## Recorded information
· · · · · · ·

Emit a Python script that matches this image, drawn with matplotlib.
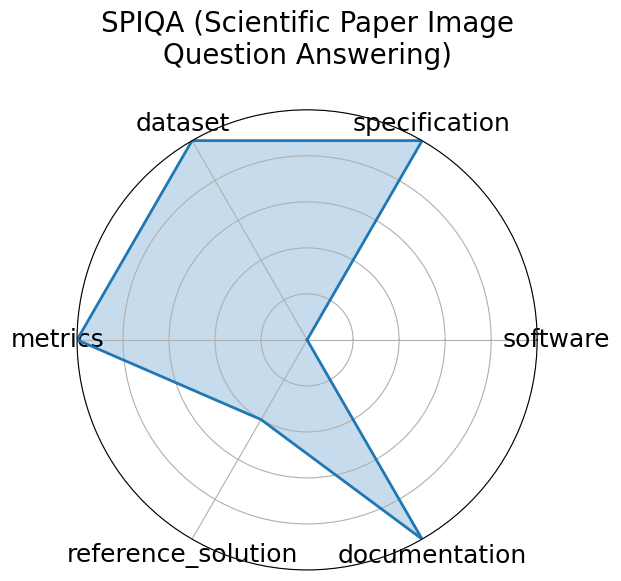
import matplotlib
matplotlib.use("Agg")
import matplotlib.pyplot as plt
import numpy as np

categories = ["software", "specification", "dataset", "metrics", "reference_solution", "documentation"]
values = [0.0, 1.0, 1.0, 1.0, 0.4, 1.0]

angles = np.linspace(0, 2 * np.pi, len(categories), endpoint=False)
ang = np.concatenate([angles, angles[:1]])
vals = values + values[:1]

fig = plt.figure(figsize=(6.21, 5.81), dpi=100)
ax = fig.add_axes([0.124, 0.019, 0.741, 0.792], polar=True)
ax.plot(ang, vals, color="#1f77b4", linewidth=2)
ax.fill(ang, vals, color="#1f77b4", alpha=0.25)
ax.set_ylim(0, 1)
ax.set_yticks([0.2, 0.4, 0.6, 0.8, 1.0])
ax.set_yticklabels([])
ax.set_xticks(angles)
ax.set_xticklabels(categories, fontsize=18)
ax.set_title("SPIQA (Scientific Paper Image\nQuestion Answering)", fontsize=20, pad=33)

fig.savefig("out.png", dpi=100)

· · · · · · ·

## Task requirements
Take the listing and print it again exactly, but without any pictures.

## The reply
Emit a Python script that matches this image, drawn with matplotlib.
import matplotlib
matplotlib.use("Agg")
import matplotlib.pyplot as plt
import numpy as np

categories = ["software", "specification", "dataset", "metrics", "reference_solution", "documentation"]
values = [0.0, 1.0, 1.0, 1.0, 0.4, 1.0]

angles = np.linspace(0, 2 * np.pi, len(categories), endpoint=False)
ang = np.concatenate([angles, angles[:1]])
vals = values + values[:1]

fig = plt.figure(figsize=(6.21, 5.81), dpi=100)
ax = fig.add_axes([0.124, 0.019, 0.741, 0.792], polar=True)
ax.plot(ang, vals, color="#1f77b4", linewidth=2)
ax.fill(ang, vals, color="#1f77b4", alpha=0.25)
ax.set_ylim(0, 1)
ax.set_yticks([0.2, 0.4, 0.6, 0.8, 1.0])
ax.set_yticklabels([])
ax.set_xticks(angles)
ax.set_xticklabels(categories, fontsize=18)
ax.set_title("SPIQA (Scientific Paper Image\nQuestion Answering)", fontsize=20, pad=33)

fig.savefig("out.png", dpi=100)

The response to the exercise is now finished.